In large part, plunging sales also indicate consumers' inability to get credit, exacerbated by the Wall Street meltdown.

"It’s harder to get a loan than it was six months ago and six months ago it was harder than it was 12 months ago," the car dealer lamented. "Banks are not looking at things as they did in the past. And a lot of them don’t have money to lend.”

If you had a pretty good credit record a year ago, you had about a 90 percent chance of getting a car loan, according to industry calculations. That has fallen to about 60 percent today. If your credit history was not quite so sterling, you had about a 60 percent chance of nailing the loan a year ago. Today, your chances are a about one in 10.

Housing has been in the doldrums for 18 months and more, even if Fauquier County has been relatively unscathed as compared to much of the rest of the country. In many respects, the downturn in car sales is more worrisome because it is unlikely that it will not treat us so kindly.

Our housing market is somewhat insulated from ups and downs, at least their extremes. But we are exposed by our need for vehicles.

Many of our residents are commuters. They need good, solid transportation on which they can depend. Other than that, Fauquier's sheer size — 660 square miles, and some 60-plus miles from Goldvein to Paris — increases our dependency.

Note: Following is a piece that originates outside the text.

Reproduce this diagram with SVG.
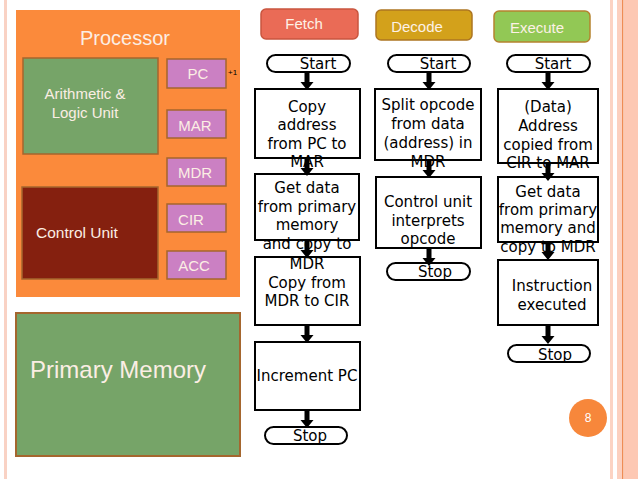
<svg xmlns="http://www.w3.org/2000/svg" width="638" height="479" viewBox="0 0 638 479">
<style>
.reg{fill:#cb80c3;stroke:#a5662e;stroke-width:1.5}
.rt{font-family:"Liberation Sans",Arial,sans-serif;font-size:15px;fill:#fbeee4;text-anchor:middle}
.lt{font-family:"Liberation Sans",Arial,sans-serif;fill:#fbeee4}
.box{fill:#fff;stroke:#000;stroke-width:2}
.term{fill:#fff;stroke:#000;stroke-width:2}
.ft{font-family:"DejaVu Sans","Noto Sans",sans-serif;font-size:15px;fill:#000;text-anchor:middle}
.hd{font-family:"Liberation Sans",Arial,sans-serif;font-size:15px;fill:#fdf1e6;text-anchor:middle}
.arr{fill:#000}
</style>
<defs>
<path id="ar" d="M-2.5,0 H2.5 V10 H6.5 L0,18 L-6.5,10 H-2.5 Z"/>
</defs>
<rect width="638" height="479" fill="#fff"/>
<g id="decor">
<rect x="4" y="0" width="3" height="479" fill="#f9d2c4"/>
<rect x="610" y="0" width="3" height="479" fill="#fcd3c3"/>
<rect x="617" y="0" width="5" height="479" fill="#fcd0bf"/>
<rect x="622" y="0" width="1.5" height="479" fill="#ef8c55"/>
<rect x="624" y="0" width="14" height="479" fill="#fdc8b3"/>
</g>
<g id="processor">
<rect x="16" y="10" width="224" height="287" fill="#fb8a3b"/>
<text class="lt" x="125" y="45" font-size="20" text-anchor="middle">Processor</text>
</g>
<g id="alu">
<rect x="23" y="58" width="135" height="96" fill="#76a468" stroke="#a5662e" stroke-width="1.5"/>
<text class="lt" x="85" y="99" font-size="15" text-anchor="middle">Arithmetic &amp;</text>
<text class="lt" x="85" y="118" font-size="15" text-anchor="middle">Logic Unit</text>
</g>
<g id="control-unit">
<rect x="22" y="187" width="136" height="92" fill="#85200f" stroke="#a5662e" stroke-width="1.5"/>
<text class="lt" x="36" y="238" font-size="15.5">Control Unit</text>
</g>
<g id="pc">
<rect class="reg" x="167" y="59" width="59" height="29"/>
<text class="rt" x="198" y="79">PC</text>
<text x="228" y="75" font-family="Liberation Sans,Arial,sans-serif" font-size="8" fill="#000">+1</text>
</g>
<g id="mar">
<rect class="reg" x="167" y="110" width="59" height="28"/>
<text class="rt" x="195" y="131">MAR</text>
</g>
<g id="mdr">
<rect class="reg" x="167" y="158" width="59" height="28"/>
<text class="rt" x="195" y="178">MDR</text>
</g>
<g id="cir">
<rect class="reg" x="167" y="204" width="59" height="28"/>
<text class="rt" x="191" y="225">CIR</text>
</g>
<g id="acc">
<rect class="reg" x="167" y="251" width="59" height="28"/>
<text class="rt" x="194" y="271">ACC</text>
</g>
<g id="primary-memory">
<rect x="16" y="313" width="224" height="143" fill="#76a468" stroke="#a5662e" stroke-width="2"/>
<text class="lt" x="30" y="378" font-size="24">Primary Memory</text>
</g>

<g id="fetch-header">
<rect x="261" y="9" width="97" height="30" rx="5" fill="#ea6b56" stroke="#c9563f" stroke-width="1.5"/>
<text class="hd" x="304" y="29">Fetch</text>
</g>
<g id="decode-header">
<rect x="376" y="10" width="96" height="30" rx="5" fill="#d3a11b" stroke="#ad7522" stroke-width="1.5"/>
<text class="hd" x="417" y="32">Decode</text>
</g>
<g id="execute-header">
<rect x="494" y="11" width="96" height="31" rx="5" fill="#92c855" stroke="#b5822e" stroke-width="1.5"/>
<text class="hd" x="537" y="33">Execute</text>
</g>

<g id="f-start">
<rect class="term" x="267" y="55" width="83" height="17" rx="8.5"/>
<text class="ft" x="318" y="69">Start</text>
</g>
<g id="f-copy-address">
<rect class="box" x="255" y="89" width="105" height="69"/>
<text class="ft" x="307" y="112">Copy</text>
<text class="ft" x="307" y="130">address</text>
<text class="ft" x="307" y="149">from PC to</text>
<text class="ft" x="307" y="167">MAR</text>
</g>
<g id="f-copy-mdr">
<rect class="box" x="255" y="257" width="105" height="68"/>
<text class="ft" x="307" y="288">Copy from</text>
<text class="ft" x="307" y="306">MDR to CIR</text>
</g>
<g id="f-get-data">
<rect class="box" x="255" y="174" width="104" height="66"/>
<text class="ft" x="307" y="193">Get data</text>
<text class="ft" x="307" y="212">from primary</text>
<text class="ft" x="307" y="230">memory</text>
<text class="ft" x="307" y="249">and copy to</text>
<text class="ft" x="307" y="269">MDR</text>
</g>
<g id="f-increment">
<rect class="box" x="255" y="342" width="105" height="68"/>
<text class="ft" x="307" y="381">Increment PC</text>
</g>
<g id="f-stop">
<rect class="term" x="265" y="427" width="82" height="17" rx="8.5"/>
<text class="ft" x="310" y="441">Stop</text>
</g>

<g id="d-start">
<rect class="term" x="388" y="55" width="82" height="17" rx="8.5"/>
<text class="ft" x="438" y="69">Start</text>
</g>
<g id="d-split">
<rect class="box" x="375" y="89" width="106" height="71"/>
<text class="ft" x="428" y="110">Split opcode</text>
<text class="ft" x="428" y="129">from data</text>
<text class="ft" x="428" y="148">(address) in</text>
<text class="ft" x="428" y="167">MDR</text>
</g>
<g id="d-interpret">
<rect class="box" x="376" y="177" width="105" height="71"/>
<text class="ft" x="428" y="207">Control unit</text>
<text class="ft" x="428" y="226">interprets</text>
<text class="ft" x="428" y="244">opcode</text>
</g>
<g id="d-stop">
<rect class="term" x="387" y="263" width="83" height="17" rx="8.5"/>
<text class="ft" x="435" y="277">Stop</text>
</g>

<g id="e-start">
<rect class="term" x="507" y="55" width="83" height="17" rx="8.5"/>
<text class="ft" x="553" y="69">Start</text>
</g>
<g id="e-address">
<rect class="box" x="498" y="89" width="100" height="74"/>
<text class="ft" x="548" y="112">(Data)</text>
<text class="ft" x="548" y="131">Address</text>
<text class="ft" x="548" y="150">copied from</text>
<text class="ft" x="548" y="168">CIR to MAR</text>
</g>
<g id="e-get-data">
<rect class="box" x="498" y="177" width="100" height="65"/>
<text class="ft" x="548" y="197">Get data</text>
<text class="ft" x="548" y="215">from primary</text>
<text class="ft" x="548" y="233">memory and</text>
<text class="ft" x="548" y="252">copy to MDR</text>
</g>
<g id="e-execute">
<rect class="box" x="498" y="260" width="100" height="65"/>
<text class="ft" x="552" y="291">Instruction</text>
<text class="ft" x="552" y="310">executed</text>
</g>
<g id="e-stop">
<rect class="term" x="508" y="345" width="82" height="17" rx="8.5"/>
<text class="ft" x="555" y="360">Stop</text>
</g>

<g id="connectors" class="arr">
<use href="#ar" x="307" y="72"/>
<use href="#ar" x="307" y="158"/>
<use href="#ar" x="307" y="240"/>
<use href="#ar" x="307" y="325"/>
<use href="#ar" x="307" y="410"/>
<use href="#ar" x="429" y="72"/>
<use href="#ar" x="429" y="160"/>
<use href="#ar" x="429" y="248"/>
<use href="#ar" x="548" y="72"/>
<use href="#ar" x="548" y="163"/>
<use href="#ar" x="548" y="242"/>
<use href="#ar" x="548" y="326"/>
</g>

<g id="page-number">
<circle cx="588" cy="418" r="19" fill="#f7873b"/>
<text x="588" y="422" font-family="Liberation Sans,Arial,sans-serif" font-size="12" fill="#fff" text-anchor="middle">8</text>
</g>
</svg>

Being unwilling to buy a car because of nervousness over the general economy is one thing. Most would call it prudence. Being unable to buy a car because of a vanishing credit market is something else altogether.

The health of the auto industry is an important national issue; it directly employs hundreds of thousands of men and women and indirectly employs millions more.

It is a state issue; every new car sold adds a pile of money to the state's coffers through sales taxes and fees.

It is a local issue; Fauquier car dealerships provide jobs for a number of people who, in turn, spend their paychecks locally in support of other businesses. More than that, car dealerships are deservedly lauded for their local philanthropy. Worthy causes can always count on their support.

After all the hand-wringing and night sweats, Congress has passed a bailout bill, and credit will start to flow, or so the theory goes.

Would that it were so easy to address the more fundamental problems — housing prices still in free fall, and many, many more headed to foreclosure; Detroit's sluggishness in producing cars and trucks that are more realistic for a constrained new world; our financial inability to muster a second bailout.

And the first one is so flawed, anther will almost certainly be necessary.

Many respected economists reckon that only about half to two-thirds of the houses that will fall into foreclosure have done so. Where we are going to find the money for round two of a Wall Street bailout is anyone's guess.